O carnaval é um grito de liberdade.
Nunca fomos catequizados. Fizemos foi o Carnaval. O índio vestido de senador do Império. Fingindo de Pitt. Ou figurando nas óperas de Alencar cheio de bons sentimentos portugueses
Oswald de Andrade
O carnaval sempre foi algo que rondou o imaginário brasileiro. Afinal, “nossa carne é de carnaval, o nosso coração é igual”. Mas de onde vem esse fetiche? Não é a única grande festa popular do mundo ou do Brasil. Durante todo o ano, também se toca samba, frevo, axé. Como evento em si, o carnaval não tem nada de mais. O que tem de tão magnético no carnaval é a sua capacidade de ser um fenômeno de liberdade.
Deixa o dia raiar, que hoje eu sou
O carnaval permite a todos nós brasileiros cantar a jardineira até a quarta-feira de cinza e muito mais. Nos deixa ser o que quisermos e não sermos (completamente) julgados por isso. Isso é importante em uma sociedade cujas relações sociais não são baseadas na impessoalidade e que o fenômeno do “sabe com quem você está falando?” é ainda algo corrente. O carnaval, entre uma marchinha e outra, joga uma cortina de fumaça nessa sociedade hierárquica e permite que o rico e o pobre dancem na mesma avenida, o carnaval “é o acontecimento religioso da raça”
Essa interpretação, é claro, não é minha. Ele já existe no pensamento social brasileiro a algum tempo e está sendo, recentemente, motivo de um intenso debate a partir de questionamentos feitos por Jessé de Souza, presidente do IPEA e com réplicas de Marcus Melo e Bolívar Lamounier. Como estes apresentam, Jessé ignora diversos elementos de como o Estado brasileiro foi, na prática, construído sempre tendo o Estado um papel central no objetivo do desenvolvimento nacional e uma reticência aos agentes privados. Um exemplo claro disso é como entrou no senso comum a nomenclatura de “república velha” e “Estado novo” que surgiu, na verdade, da crítica fascista a suposta fraqueza da ‘democracia liberal’ como algo velho e decante em oposição ao novo, forte e igualmente fascista Estado varguista[1].
Me permito, humildemente, apresentar mais um argumento para contrapor a visão de Jessé. O anti-liberalismo na sociedade brasileira vai muito além da formação do Estado, mas é algo impregnado na nossa sociedade. Como destaca Marilena Chauí, o Brasil sempre foi um povo em busca de um messias. Na época do Brasil colonial, de formação nacional o imperador absolutista português é uma figura distante que “reforça a imagem de um poder percebido como transcendente, mas que, distante, também aparece como um lugar vicário e, como tal, preenchido pelas múltiplas redes de mando e privilégio locais” (CHAUÍ, 2000, p. 85).

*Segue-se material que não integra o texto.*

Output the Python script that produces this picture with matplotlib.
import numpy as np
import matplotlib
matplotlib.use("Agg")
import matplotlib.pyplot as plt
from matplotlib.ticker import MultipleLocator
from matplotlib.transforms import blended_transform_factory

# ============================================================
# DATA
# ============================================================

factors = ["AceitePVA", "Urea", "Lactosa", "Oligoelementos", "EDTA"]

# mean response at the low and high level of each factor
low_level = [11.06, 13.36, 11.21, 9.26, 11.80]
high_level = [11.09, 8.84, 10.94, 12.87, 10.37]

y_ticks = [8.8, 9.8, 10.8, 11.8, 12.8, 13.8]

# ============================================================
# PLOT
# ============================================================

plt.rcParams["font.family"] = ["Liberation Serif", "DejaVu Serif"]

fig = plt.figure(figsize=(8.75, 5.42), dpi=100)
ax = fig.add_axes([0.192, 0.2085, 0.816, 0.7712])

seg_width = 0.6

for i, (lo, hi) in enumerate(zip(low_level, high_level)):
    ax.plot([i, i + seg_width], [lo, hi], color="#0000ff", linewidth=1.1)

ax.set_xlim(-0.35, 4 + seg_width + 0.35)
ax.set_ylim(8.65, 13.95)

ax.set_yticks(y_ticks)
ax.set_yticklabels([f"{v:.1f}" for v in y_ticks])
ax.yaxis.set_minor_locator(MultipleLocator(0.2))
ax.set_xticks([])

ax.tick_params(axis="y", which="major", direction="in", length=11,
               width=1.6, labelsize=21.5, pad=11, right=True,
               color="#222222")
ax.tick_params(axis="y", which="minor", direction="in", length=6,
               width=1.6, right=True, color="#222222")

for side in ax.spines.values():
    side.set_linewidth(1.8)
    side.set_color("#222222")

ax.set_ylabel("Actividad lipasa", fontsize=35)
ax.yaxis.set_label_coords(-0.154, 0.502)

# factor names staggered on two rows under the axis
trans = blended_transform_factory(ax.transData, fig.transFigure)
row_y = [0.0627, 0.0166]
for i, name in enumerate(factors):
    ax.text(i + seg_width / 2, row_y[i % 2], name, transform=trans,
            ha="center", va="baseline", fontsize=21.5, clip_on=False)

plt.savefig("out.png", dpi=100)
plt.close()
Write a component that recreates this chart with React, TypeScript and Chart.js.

Isso cria um vazio de heróis nacionais políticos ou militares, e paradoxalmente uma visão messiânica da política, como o que levará o país a redenção (diferentemente da visão anglo-saxã de que a redenção se dá através do trabalho, ou seja, por vias econômicas e não políticas). Além disso, essas múltiplas redes de poder levaram a uma sociedade muito consciente das distintas relações de micro poder, da prática de carteiradas, de sobrenomes, de coronéis. Essa visão de mundo é antagônica com uma sociedade calcada em valores liberais e favorável ao livre-mercado e a livre iniciativa. Primeiro, uma sociedade que o ‘você sabe com quem você está falando?’ é a regra e não a exceção rejeita a base da igualdade formal perante a lei, uma das bases do liberalismo. Segundo, um país em os meios para o sucesso são ter o sobrenome certo e não o quanto de valor você retorna para a sociedade.
Em suma, uma sociedade não inclusiva e coletivista que vai de encontro a uma manifestação da plena individualidade com um mosaico de identidades e valores. E é isso que o carnaval, cantando a vassourinha conseguimos em um passo de frevo mostrar toda a exuberância de cada individualidade. O carnaval nos fazendo ser heróis e malandros, nem que seja só por três dias. Por isso, menina vamo nessa que esse frevo é bom demais!
[1] Para uma visão simplificada sobre o que é fascismo, recomendo a leitura esse texto http://www.vox.com/policy-and-politics/2015/12/10/9886152/donald-trump-fascism
[2] CHAUÍ, M. Brasil: Mito fundador e sociedade autoritária. São Paulo: Fundação Perseu Abramo, 2000.